History Professor’s Book Explores Lives of Ordinary WWI Soldiers
Just in time for the 100th anniversary of the outbreak of the First World War, Dr. Edward Woodfin, associate professor of history at Converse, has published a new book on the lives of British empire soldiers in World War I. Camp and Combat on the Sinai and Palestine Front:The Experience of the British Empire Soldier, 1916-18 was published by Macmillan and is available for purchase online.
“It’s full of stories of thirst and heat and flies and fighting and terror and loss. I think that readers can connect with these kinds of experiences and sympathize with these men…”
According to Woodfin, “This project took me entirely around the world, starting in Britain, then west to Australia and New Zealand (where I spent a year on a Fulbright Post-Graduate Fellowship). I went westward again after that, visiting the Sinai in Egypt and then doing more research in Scotland on the way home.

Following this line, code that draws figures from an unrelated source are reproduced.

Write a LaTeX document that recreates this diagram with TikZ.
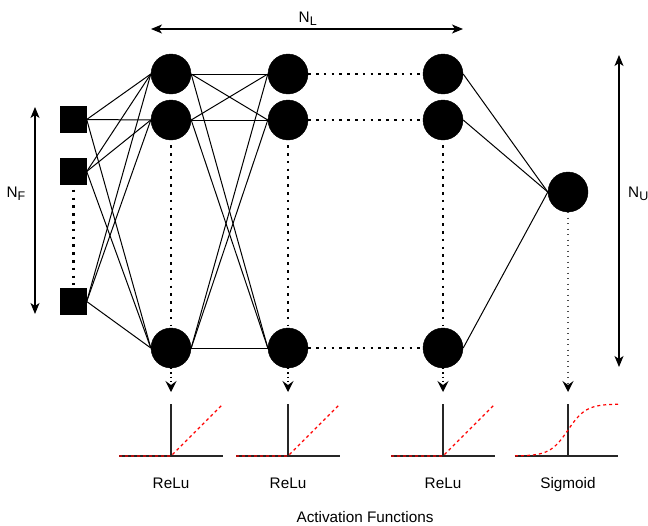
\documentclass[tikz,border=0pt]{standalone}
\usepackage{fontspec}
\setmainfont{Liberation Sans}
\usetikzlibrary{arrows.meta}
% lowered, slightly smaller subscript for the dimension labels
\newcommand\lowsub[1]{\raisebox{-3pt}{\fontsize{12.5}{12.5}\selectfont #1}}
\begin{document}
\begin{tikzpicture}[x=1pt,y=-1pt,
  neuron/.style={circle,fill=black,draw=black,minimum size=40pt,inner sep=0pt},
  feature/.style={rectangle,fill=black,draw=black,minimum size=26pt,inner sep=0pt},
  link/.style={line width=1pt},
  ellipsis/.style={line width=2.6pt,dash pattern=on 2.6pt off 5.2pt},
  span/.style={line width=1.3pt,
    {Stealth[length=11pt,width=9pt,inset=3pt]}-{Stealth[length=11pt,width=9pt,inset=3pt]}},
  feed/.style={line width=1.2pt,dash pattern=on 1.2pt off 3pt,
    -{Stealth[length=11pt,width=11pt,inset=4pt]}},
  thinfeed/.style={line width=1.2pt,black!70,dash pattern=on 1.2pt off 4.3pt,
    -{Stealth[length=11pt,width=11pt,inset=4pt,black]}},
  axis/.style={line width=1.2pt,black!85},
  curve/.style={red,line width=1.2pt,dash pattern=on 3pt off 3pt},
  lbl/.style={font=\fontsize{15.3}{18}\selectfont,inner sep=0pt}
]
\useasboundingbox (0,0) rectangle (648,525);

% input features
\node[feature] (f1) at (73.5,119.5) {};
\node[feature] (f2) at (73.5,171.5) {};
\node[feature] (f3) at (73.5,301.5) {};

% hidden layers
\foreach \l/\x in {a/171,b/288,c/443}{
  \node[neuron] (\l1) at (\x,74) {};
  \node[neuron] (\l2) at (\x,120) {};
  \node[neuron] (\l3) at (\x,348) {};
}
% output unit
\node[neuron] (o) at (568,192) {};

% dense connections
\foreach \i in {1,2,3}{
  \foreach \j in {1,2,3}{
    \draw[link] (f\i.east) -- (a\j.west);
    \draw[link] (a\i.east) -- (b\j.west);
  }
  \draw[link] (c\i.east) -- (o.west);
  \draw[ellipsis] (b\i.east) -- (c\i.west);
}

% vertical ellipses
\draw[ellipsis] ([yshift=-5pt]f2.south) -- ([yshift=3pt]f3.north);
\foreach \l in {a,b,c}{
  \draw[ellipsis] ([yshift=-5pt]\l2.south) -- ([yshift=2pt]\l3.north);
}

% dimension arrows
\coordinate (nf1) at (35,107);
\coordinate (nf2) at (35,314);
\draw[span] (nf1) -- (nf2);
\node[lbl,anchor=base west] (nf) at (6.5,197) {N\lowsub{F}};
\coordinate (nl1) at (151,29);
\coordinate (nl2) at (463,29);
\draw[span] (nl1) -- (nl2);
\node[lbl,anchor=base west] (nl) at (298.5,22) {N\lowsub{L}};
\coordinate (nu1) at (619,55);
\coordinate (nu2) at (619,367);
\draw[span] (nu1) -- (nu2);
\node[lbl,anchor=base west] (nu) at (628,197) {N\lowsub{U}};

% activation feeds
\foreach \l/\x in {a/171,b/288,c/443}{
  \coordinate (\l t) at (\x,392);
  \draw[feed] (\l3.south) -- (\l t);
}
\coordinate (ot) at (568,392);
\draw[thinfeed] (o.south) -- (ot);

% ReLu plots
\foreach \x in {171,288,443}{
  \draw[axis] (\x,404) -- (\x,456);
  \draw[axis] (\x-52,456) -- (\x+52,456);
  \draw[curve] (\x-52,456) -- (\x,456) -- (\x+52,404);
}
% sigmoid plot
\draw[axis] (568,404) -- (568,456);
\draw[axis] (515,456) -- (618,456);
\draw[curve] plot[domain=515:618,samples=60] (\x,{456-52/(1+exp(-(\x-568)/9))});

% captions
\node[lbl,anchor=base] (r1) at (171,488) {ReLu};
\node[lbl,anchor=base] (r2) at (288,488) {ReLu};
\node[lbl,anchor=base] (r3) at (443,488) {ReLu};
\node[lbl,anchor=base] (sg) at (568,488) {Sigmoid};
\node[lbl,anchor=base] (af) at (365,522) {Activation Functions};
\end{tikzpicture}
\end{document}
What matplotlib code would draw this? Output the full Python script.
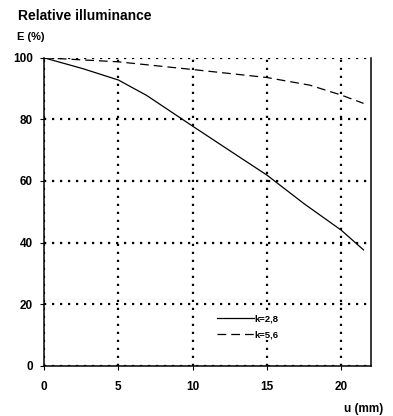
import matplotlib
matplotlib.use("Agg")
import matplotlib.pyplot as plt

# image-height position u (mm) and relative illuminance E (%)
u_k28 = [0, 2.6, 5, 6.9, 10, 12.7, 15, 17.5, 20, 21.5]
e_k28 = [100, 96.5, 92.8, 87.8, 77.8, 69.2, 61.9, 52.6, 44.0, 37.6]

u_k56 = [0, 5, 10, 15, 17.9, 20, 21.5]
e_k56 = [100, 98.7, 96.2, 93.6, 91.1, 87.9, 85.2]

x_ticks = [0, 5, 10, 15, 20]
y_ticks = [0, 20, 40, 60, 80, 100]

plt.rcParams["font.family"] = ["Liberation Sans", "DejaVu Sans"]
plt.rcParams["font.weight"] = "bold"

fig = plt.figure(figsize=(3.93, 4.16), dpi=100)
ax = fig.add_axes([0.112, 0.121, 0.832, 0.740])

ax.plot(u_k28, e_k28, color="black", lw=0.9, label="k=2,8")
ax.plot(u_k56, e_k56, color="black", lw=0.9, dashes=(7, 4), label="k=5,6")

ax.set_xlim(0, 22)
ax.set_ylim(0, 100)
ax.set_xticks(x_ticks)
ax.set_yticks(y_ticks)
ax.tick_params(labelsize=8.5, length=3, width=0.8)
ax.tick_params(axis="x", pad=8)
ax.tick_params(axis="y", pad=5)
for lbl in ax.get_xticklabels() + ax.get_yticklabels():
    lbl.set_fontweight("bold")

ax.grid(True, color="black", lw=1.6, linestyle=(0, (1, 2.6)))
ax.spines["top"].set_visible(False)
for s in ["left", "bottom", "right"]:
    ax.spines[s].set_linewidth(1.1)

# legend sits on a white patch so the gridline behind it is hidden
leg = ax.legend(loc="center left", bbox_to_anchor=(0.526, 0.126), frameon=True,
                facecolor="white", edgecolor="none", framealpha=1, fancybox=False,
                fontsize=6.8, handlelength=3.9, handletextpad=0.1, labelspacing=0.75,
                borderpad=0.1, borderaxespad=0)
for t in leg.get_texts():
    t.set_fontweight("bold")

fig.text(0.046, 0.962, "Relative illuminance", fontsize=10, fontweight="bold", va="center")
fig.text(0.044, 0.911, "E (%)", fontsize=8, fontweight="bold", va="center")
fig.text(0.975, 0.017, "u (mm)", fontsize=8.5, fontweight="bold", ha="right", va="center")

fig.savefig("out.png", dpi=100)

I worked in 16 different archives, reading letters and diaries from hundreds of British Empire soldiers (from England, Scotland, Wales, Ireland, Australia, and New Zealand).”
Dr. Woodfin is less interested in the details of battles and military strategies than in the lives of ordinary soldiers. “This book is about regular people in World War I and what their lives were like on the Sinai and Palestine Front, which is a part of the World War I that most people don’t even know about, even though hundreds of thousands of British Empire soldiers fought there. It was one of the biggest wars in the history of the Middle East, but it’s been completely overshadowed by the Western Front. It’s an academic book, but it’s perfectly well suited for the general reader, too, because I don’t like to use academic or jargon. It’s full of stories of thirst and heat and flies and fighting and terror and loss. I think that readers can connect with these kinds of experiences and sympathize with these men, because the stories are all such basic human stories.”